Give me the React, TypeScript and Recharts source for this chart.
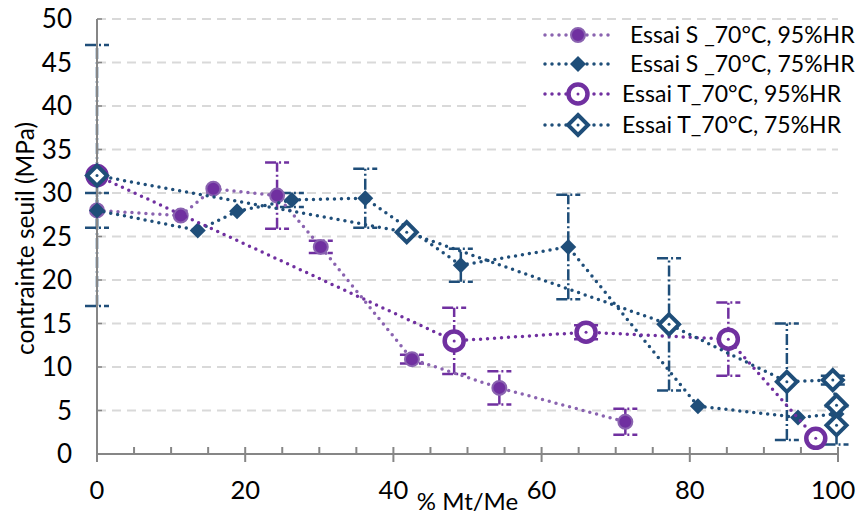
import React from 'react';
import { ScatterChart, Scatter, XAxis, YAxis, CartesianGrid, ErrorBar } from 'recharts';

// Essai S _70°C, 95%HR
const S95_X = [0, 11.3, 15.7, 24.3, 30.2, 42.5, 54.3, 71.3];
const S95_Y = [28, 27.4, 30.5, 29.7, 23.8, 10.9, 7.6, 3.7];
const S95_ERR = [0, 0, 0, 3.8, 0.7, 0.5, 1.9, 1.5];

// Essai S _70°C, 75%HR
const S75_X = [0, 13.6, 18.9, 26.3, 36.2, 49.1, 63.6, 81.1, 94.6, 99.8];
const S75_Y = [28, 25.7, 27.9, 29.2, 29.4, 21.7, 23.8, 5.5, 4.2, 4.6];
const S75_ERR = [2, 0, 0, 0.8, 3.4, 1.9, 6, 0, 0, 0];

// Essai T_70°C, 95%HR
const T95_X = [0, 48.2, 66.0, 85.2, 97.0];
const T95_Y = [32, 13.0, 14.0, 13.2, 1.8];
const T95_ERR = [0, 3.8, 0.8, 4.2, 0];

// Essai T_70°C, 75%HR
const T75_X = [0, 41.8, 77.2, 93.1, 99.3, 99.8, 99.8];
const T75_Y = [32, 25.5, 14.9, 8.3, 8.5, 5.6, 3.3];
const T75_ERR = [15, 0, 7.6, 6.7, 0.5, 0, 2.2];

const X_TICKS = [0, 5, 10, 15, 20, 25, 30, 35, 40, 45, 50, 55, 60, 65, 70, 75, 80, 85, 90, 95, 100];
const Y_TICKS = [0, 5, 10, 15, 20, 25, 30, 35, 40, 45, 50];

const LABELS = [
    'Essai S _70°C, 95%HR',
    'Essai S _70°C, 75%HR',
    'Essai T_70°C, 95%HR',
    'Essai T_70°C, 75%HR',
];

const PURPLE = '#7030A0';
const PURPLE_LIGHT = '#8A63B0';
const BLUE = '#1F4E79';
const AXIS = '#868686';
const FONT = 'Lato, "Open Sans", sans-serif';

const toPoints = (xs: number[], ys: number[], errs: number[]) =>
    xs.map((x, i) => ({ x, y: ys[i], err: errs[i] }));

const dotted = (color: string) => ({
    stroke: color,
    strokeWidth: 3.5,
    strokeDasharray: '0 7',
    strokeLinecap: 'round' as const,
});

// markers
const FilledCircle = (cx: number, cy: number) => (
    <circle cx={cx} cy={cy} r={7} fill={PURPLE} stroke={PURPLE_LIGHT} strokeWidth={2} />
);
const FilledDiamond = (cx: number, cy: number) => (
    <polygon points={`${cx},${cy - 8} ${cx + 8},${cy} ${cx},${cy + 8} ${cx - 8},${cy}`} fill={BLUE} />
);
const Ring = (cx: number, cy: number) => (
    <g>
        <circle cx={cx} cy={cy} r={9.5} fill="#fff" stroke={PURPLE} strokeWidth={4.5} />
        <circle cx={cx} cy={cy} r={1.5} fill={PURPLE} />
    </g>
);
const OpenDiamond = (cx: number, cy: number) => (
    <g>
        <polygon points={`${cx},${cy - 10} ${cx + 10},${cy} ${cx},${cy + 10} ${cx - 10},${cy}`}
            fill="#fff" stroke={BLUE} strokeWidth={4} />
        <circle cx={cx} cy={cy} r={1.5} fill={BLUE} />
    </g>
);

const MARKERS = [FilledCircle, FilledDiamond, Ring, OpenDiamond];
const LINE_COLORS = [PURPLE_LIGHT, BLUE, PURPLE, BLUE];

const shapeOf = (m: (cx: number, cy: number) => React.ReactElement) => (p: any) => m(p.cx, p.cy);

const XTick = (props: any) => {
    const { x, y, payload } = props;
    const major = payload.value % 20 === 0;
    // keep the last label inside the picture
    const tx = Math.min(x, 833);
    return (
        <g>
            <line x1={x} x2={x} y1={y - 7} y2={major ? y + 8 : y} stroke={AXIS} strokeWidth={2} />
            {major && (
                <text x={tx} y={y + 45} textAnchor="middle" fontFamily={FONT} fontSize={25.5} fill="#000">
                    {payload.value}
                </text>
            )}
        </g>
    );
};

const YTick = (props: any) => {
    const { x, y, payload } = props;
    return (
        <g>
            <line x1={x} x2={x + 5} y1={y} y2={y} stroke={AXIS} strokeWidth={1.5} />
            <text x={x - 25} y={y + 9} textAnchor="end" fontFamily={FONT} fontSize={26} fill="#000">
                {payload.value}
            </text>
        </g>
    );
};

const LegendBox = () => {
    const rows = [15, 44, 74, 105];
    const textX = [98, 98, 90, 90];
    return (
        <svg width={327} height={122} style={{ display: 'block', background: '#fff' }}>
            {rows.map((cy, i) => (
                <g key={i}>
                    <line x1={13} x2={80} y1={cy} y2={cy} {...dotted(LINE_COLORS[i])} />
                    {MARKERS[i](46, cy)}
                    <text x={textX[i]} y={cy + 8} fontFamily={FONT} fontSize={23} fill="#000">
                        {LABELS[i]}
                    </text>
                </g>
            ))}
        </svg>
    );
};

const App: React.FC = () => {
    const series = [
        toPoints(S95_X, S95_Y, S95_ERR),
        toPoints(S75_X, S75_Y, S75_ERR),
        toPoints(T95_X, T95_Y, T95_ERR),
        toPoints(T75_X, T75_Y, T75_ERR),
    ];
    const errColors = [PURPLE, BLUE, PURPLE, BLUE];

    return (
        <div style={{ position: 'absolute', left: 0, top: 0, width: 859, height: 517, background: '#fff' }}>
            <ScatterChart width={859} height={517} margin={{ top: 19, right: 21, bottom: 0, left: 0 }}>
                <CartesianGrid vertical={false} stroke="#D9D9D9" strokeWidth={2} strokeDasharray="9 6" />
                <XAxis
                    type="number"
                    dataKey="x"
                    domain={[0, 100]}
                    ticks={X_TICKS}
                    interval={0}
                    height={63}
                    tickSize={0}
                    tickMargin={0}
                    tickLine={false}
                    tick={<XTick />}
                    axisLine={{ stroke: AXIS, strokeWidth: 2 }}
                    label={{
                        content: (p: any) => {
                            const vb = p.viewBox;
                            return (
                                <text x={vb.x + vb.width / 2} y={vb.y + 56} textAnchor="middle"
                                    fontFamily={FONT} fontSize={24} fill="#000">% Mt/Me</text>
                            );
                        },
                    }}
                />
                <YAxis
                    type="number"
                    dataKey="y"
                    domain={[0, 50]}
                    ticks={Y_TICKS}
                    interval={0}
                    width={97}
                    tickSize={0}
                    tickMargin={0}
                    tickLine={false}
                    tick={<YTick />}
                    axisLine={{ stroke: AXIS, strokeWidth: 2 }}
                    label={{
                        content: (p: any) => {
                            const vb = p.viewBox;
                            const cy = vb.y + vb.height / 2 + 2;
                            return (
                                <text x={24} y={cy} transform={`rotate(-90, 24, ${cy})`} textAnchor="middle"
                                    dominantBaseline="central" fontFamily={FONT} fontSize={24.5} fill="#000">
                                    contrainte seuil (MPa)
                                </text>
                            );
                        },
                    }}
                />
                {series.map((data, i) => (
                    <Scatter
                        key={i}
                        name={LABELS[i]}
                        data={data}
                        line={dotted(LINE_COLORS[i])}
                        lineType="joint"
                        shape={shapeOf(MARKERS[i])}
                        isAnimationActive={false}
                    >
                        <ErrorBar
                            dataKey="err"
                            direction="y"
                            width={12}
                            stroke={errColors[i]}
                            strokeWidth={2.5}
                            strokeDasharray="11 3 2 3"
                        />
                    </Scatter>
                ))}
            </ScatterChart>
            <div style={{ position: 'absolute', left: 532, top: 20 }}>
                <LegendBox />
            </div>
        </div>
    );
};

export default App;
* * *
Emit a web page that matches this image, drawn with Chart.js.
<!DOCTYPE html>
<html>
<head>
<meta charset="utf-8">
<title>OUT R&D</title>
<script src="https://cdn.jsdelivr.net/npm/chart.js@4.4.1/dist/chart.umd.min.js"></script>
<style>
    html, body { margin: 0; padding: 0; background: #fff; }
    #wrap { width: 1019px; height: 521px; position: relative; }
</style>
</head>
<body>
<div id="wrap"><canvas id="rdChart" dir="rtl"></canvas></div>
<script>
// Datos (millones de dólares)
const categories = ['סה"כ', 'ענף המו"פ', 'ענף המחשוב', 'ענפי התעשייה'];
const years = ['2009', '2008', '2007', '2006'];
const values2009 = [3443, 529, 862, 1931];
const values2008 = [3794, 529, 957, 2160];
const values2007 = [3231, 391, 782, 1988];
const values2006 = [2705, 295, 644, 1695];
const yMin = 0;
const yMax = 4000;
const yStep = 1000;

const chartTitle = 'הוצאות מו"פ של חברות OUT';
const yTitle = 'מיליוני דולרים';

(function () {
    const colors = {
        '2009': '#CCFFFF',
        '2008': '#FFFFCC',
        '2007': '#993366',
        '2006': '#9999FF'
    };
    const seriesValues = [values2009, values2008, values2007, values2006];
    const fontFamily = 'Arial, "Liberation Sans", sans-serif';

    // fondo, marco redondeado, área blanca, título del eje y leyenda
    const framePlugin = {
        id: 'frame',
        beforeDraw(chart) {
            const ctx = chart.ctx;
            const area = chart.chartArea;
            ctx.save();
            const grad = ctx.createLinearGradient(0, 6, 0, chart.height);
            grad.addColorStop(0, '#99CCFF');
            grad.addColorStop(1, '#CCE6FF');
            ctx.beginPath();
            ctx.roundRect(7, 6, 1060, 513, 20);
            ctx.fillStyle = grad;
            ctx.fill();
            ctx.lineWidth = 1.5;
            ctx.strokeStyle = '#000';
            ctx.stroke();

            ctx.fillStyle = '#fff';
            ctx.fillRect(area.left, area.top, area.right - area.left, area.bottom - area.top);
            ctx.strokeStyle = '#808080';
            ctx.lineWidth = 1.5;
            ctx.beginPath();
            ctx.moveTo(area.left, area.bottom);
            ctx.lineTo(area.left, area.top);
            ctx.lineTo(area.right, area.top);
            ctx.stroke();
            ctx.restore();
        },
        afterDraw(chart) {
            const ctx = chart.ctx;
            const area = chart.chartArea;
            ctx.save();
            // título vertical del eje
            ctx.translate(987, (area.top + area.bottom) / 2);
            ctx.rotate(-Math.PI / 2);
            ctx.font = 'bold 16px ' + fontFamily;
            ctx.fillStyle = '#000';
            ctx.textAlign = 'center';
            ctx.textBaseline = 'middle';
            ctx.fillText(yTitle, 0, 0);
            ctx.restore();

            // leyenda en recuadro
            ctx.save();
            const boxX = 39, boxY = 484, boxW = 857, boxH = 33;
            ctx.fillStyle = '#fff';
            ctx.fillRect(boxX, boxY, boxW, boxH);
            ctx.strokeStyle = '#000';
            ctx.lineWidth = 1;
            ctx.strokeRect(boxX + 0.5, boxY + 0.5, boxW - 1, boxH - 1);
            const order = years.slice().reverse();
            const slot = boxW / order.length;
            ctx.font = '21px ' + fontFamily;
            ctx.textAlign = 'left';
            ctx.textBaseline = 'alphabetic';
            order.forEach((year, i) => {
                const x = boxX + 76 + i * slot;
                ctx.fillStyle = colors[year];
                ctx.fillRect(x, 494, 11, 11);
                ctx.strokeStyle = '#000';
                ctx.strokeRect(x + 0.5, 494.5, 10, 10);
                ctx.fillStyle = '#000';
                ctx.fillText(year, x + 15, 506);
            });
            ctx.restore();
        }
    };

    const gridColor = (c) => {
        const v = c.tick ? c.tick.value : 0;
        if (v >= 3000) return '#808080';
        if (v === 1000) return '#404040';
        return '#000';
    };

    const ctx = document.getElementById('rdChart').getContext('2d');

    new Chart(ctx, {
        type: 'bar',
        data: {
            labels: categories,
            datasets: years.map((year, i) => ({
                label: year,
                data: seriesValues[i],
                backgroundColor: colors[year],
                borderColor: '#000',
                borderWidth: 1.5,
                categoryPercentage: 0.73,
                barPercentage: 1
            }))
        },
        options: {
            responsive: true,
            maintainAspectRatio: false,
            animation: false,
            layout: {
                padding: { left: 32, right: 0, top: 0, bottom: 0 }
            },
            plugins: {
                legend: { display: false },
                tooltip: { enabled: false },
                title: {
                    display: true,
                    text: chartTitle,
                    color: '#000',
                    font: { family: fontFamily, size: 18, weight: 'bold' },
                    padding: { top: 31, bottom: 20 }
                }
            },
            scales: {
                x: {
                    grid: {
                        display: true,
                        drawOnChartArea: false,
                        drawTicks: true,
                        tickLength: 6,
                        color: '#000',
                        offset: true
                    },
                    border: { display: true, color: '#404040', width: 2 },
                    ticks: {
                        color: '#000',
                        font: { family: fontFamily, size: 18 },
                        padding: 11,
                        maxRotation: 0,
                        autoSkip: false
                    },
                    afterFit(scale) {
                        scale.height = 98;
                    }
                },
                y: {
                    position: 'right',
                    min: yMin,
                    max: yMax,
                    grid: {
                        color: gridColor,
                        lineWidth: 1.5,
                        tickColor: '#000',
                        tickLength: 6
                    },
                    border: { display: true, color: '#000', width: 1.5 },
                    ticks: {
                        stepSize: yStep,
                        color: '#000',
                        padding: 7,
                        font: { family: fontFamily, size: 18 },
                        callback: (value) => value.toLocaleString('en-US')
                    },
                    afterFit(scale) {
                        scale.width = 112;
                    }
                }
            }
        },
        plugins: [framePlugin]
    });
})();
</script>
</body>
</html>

■ WHAT THE TASK REQUIRES ■
Working from the entries above, reproduce exactly and only the lines beginning with the line that has "Give me the" and ending with the line that has "const T95_ERR = [0, 3.8, 0.8, 4.2, 0];"; omit all pictures.

■ THE COMPLETED TASK ■
Give me the React, TypeScript and Recharts source for this chart.
import React from 'react';
import { ScatterChart, Scatter, XAxis, YAxis, CartesianGrid, ErrorBar } from 'recharts';

// Essai S _70°C, 95%HR
const S95_X = [0, 11.3, 15.7, 24.3, 30.2, 42.5, 54.3, 71.3];
const S95_Y = [28, 27.4, 30.5, 29.7, 23.8, 10.9, 7.6, 3.7];
const S95_ERR = [0, 0, 0, 3.8, 0.7, 0.5, 1.9, 1.5];

// Essai S _70°C, 75%HR
const S75_X = [0, 13.6, 18.9, 26.3, 36.2, 49.1, 63.6, 81.1, 94.6, 99.8];
const S75_Y = [28, 25.7, 27.9, 29.2, 29.4, 21.7, 23.8, 5.5, 4.2, 4.6];
const S75_ERR = [2, 0, 0, 0.8, 3.4, 1.9, 6, 0, 0, 0];

// Essai T_70°C, 95%HR
const T95_X = [0, 48.2, 66.0, 85.2, 97.0];
const T95_Y = [32, 13.0, 14.0, 13.2, 1.8];
const T95_ERR = [0, 3.8, 0.8, 4.2, 0];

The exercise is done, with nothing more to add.